Leave out the pictures and reproduce all of the data exactly.

**Available data**.
>>>>

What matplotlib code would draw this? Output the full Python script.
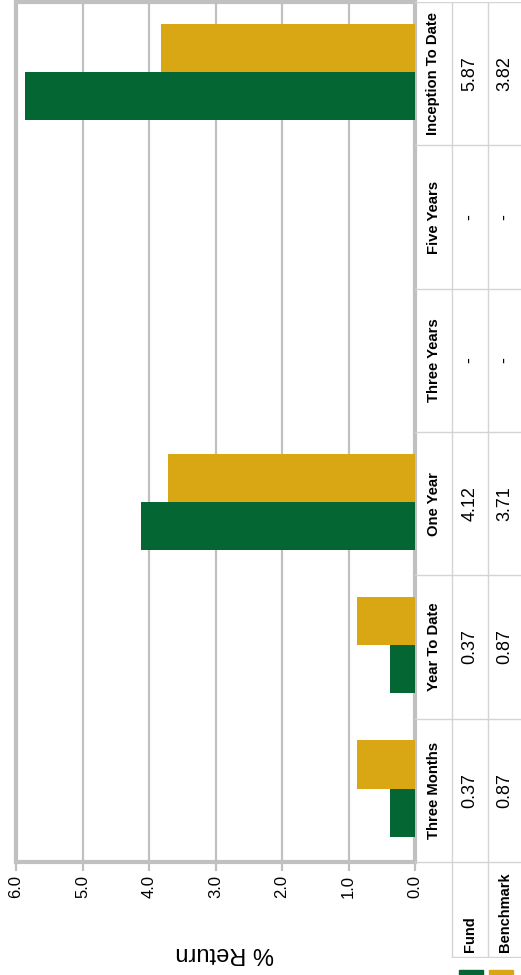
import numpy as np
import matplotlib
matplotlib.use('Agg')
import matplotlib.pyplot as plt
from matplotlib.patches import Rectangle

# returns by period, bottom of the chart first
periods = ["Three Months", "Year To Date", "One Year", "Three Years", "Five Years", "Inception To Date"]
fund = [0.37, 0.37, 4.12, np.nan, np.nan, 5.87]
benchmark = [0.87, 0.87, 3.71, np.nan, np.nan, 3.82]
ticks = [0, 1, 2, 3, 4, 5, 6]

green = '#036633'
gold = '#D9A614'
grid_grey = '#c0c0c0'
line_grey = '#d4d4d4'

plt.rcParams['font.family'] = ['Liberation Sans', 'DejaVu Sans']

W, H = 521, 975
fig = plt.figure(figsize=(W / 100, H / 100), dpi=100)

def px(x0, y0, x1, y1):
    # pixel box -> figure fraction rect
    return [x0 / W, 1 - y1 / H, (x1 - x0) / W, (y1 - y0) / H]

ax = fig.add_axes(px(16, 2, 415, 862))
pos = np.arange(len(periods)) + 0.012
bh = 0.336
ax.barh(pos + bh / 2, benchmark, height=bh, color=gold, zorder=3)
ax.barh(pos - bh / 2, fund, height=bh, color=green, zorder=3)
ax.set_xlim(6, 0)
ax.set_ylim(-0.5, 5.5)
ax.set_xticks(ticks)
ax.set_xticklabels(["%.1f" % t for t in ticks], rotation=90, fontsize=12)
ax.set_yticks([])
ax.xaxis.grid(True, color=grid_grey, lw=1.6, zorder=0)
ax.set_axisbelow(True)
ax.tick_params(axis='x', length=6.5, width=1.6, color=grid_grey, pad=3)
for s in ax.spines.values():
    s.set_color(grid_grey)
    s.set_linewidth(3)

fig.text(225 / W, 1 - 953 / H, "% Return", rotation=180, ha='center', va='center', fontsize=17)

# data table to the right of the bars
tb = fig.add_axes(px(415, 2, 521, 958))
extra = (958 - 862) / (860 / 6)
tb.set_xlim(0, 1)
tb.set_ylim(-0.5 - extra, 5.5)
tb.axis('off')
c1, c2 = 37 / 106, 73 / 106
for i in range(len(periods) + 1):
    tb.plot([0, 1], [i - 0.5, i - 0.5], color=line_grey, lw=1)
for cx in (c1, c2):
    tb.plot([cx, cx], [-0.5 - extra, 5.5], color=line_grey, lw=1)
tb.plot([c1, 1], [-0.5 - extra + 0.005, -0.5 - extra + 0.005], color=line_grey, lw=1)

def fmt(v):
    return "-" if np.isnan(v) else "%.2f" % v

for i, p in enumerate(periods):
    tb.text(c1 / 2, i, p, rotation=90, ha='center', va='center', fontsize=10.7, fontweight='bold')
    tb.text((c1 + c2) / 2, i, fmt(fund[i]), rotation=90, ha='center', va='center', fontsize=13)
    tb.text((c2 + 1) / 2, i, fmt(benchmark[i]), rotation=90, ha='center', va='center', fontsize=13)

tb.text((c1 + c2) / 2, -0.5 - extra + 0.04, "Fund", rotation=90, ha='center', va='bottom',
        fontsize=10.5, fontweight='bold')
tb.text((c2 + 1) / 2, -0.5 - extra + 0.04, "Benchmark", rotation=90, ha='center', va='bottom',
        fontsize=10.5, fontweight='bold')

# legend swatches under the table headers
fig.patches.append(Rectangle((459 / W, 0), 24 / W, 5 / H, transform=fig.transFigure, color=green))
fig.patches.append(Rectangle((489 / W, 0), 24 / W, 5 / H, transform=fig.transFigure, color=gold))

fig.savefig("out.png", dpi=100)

<<<<

**Exercise output**.
What matplotlib code would draw this? Output the full Python script.
import numpy as np
import matplotlib
matplotlib.use('Agg')
import matplotlib.pyplot as plt
from matplotlib.patches import Rectangle

# returns by period, bottom of the chart first
periods = ["Three Months", "Year To Date", "One Year", "Three Years", "Five Years", "Inception To Date"]
fund = [0.37, 0.37, 4.12, np.nan, np.nan, 5.87]
benchmark = [0.87, 0.87, 3.71, np.nan, np.nan, 3.82]
ticks = [0, 1, 2, 3, 4, 5, 6]

green = '#036633'
gold = '#D9A614'
grid_grey = '#c0c0c0'
line_grey = '#d4d4d4'

plt.rcParams['font.family'] = ['Liberation Sans', 'DejaVu Sans']

W, H = 521, 975
fig = plt.figure(figsize=(W / 100, H / 100), dpi=100)

def px(x0, y0, x1, y1):
    # pixel box -> figure fraction rect
    return [x0 / W, 1 - y1 / H, (x1 - x0) / W, (y1 - y0) / H]

ax = fig.add_axes(px(16, 2, 415, 862))
pos = np.arange(len(periods)) + 0.012
bh = 0.336
ax.barh(pos + bh / 2, benchmark, height=bh, color=gold, zorder=3)
ax.barh(pos - bh / 2, fund, height=bh, color=green, zorder=3)
ax.set_xlim(6, 0)
ax.set_ylim(-0.5, 5.5)
ax.set_xticks(ticks)
ax.set_xticklabels(["%.1f" % t for t in ticks], rotation=90, fontsize=12)
ax.set_yticks([])
ax.xaxis.grid(True, color=grid_grey, lw=1.6, zorder=0)
ax.set_axisbelow(True)
ax.tick_params(axis='x', length=6.5, width=1.6, color=grid_grey, pad=3)
for s in ax.spines.values():
    s.set_color(grid_grey)
    s.set_linewidth(3)

fig.text(225 / W, 1 - 953 / H, "% Return", rotation=180, ha='center', va='center', fontsize=17)

# data table to the right of the bars
tb = fig.add_axes(px(415, 2, 521, 958))
extra = (958 - 862) / (860 / 6)
tb.set_xlim(0, 1)
tb.set_ylim(-0.5 - extra, 5.5)
tb.axis('off')
c1, c2 = 37 / 106, 73 / 106
for i in range(len(periods) + 1):
    tb.plot([0, 1], [i - 0.5, i - 0.5], color=line_grey, lw=1)
for cx in (c1, c2):
    tb.plot([cx, cx], [-0.5 - extra, 5.5], color=line_grey, lw=1)
tb.plot([c1, 1], [-0.5 - extra + 0.005, -0.5 - extra + 0.005], color=line_grey, lw=1)

def fmt(v):
    return "-" if np.isnan(v) else "%.2f" % v

for i, p in enumerate(periods):
    tb.text(c1 / 2, i, p, rotation=90, ha='center', va='center', fontsize=10.7, fontweight='bold')
    tb.text((c1 + c2) / 2, i, fmt(fund[i]), rotation=90, ha='center', va='center', fontsize=13)
    tb.text((c2 + 1) / 2, i, fmt(benchmark[i]), rotation=90, ha='center', va='center', fontsize=13)

tb.text((c1 + c2) / 2, -0.5 - extra + 0.04, "Fund", rotation=90, ha='center', va='bottom',
        fontsize=10.5, fontweight='bold')
tb.text((c2 + 1) / 2, -0.5 - extra + 0.04, "Benchmark", rotation=90, ha='center', va='bottom',
        fontsize=10.5, fontweight='bold')

# legend swatches under the table headers
fig.patches.append(Rectangle((459 / W, 0), 24 / W, 5 / H, transform=fig.transFigure, color=green))
fig.patches.append(Rectangle((489 / W, 0), 24 / W, 5 / H, transform=fig.transFigure, color=gold))

fig.savefig("out.png", dpi=100)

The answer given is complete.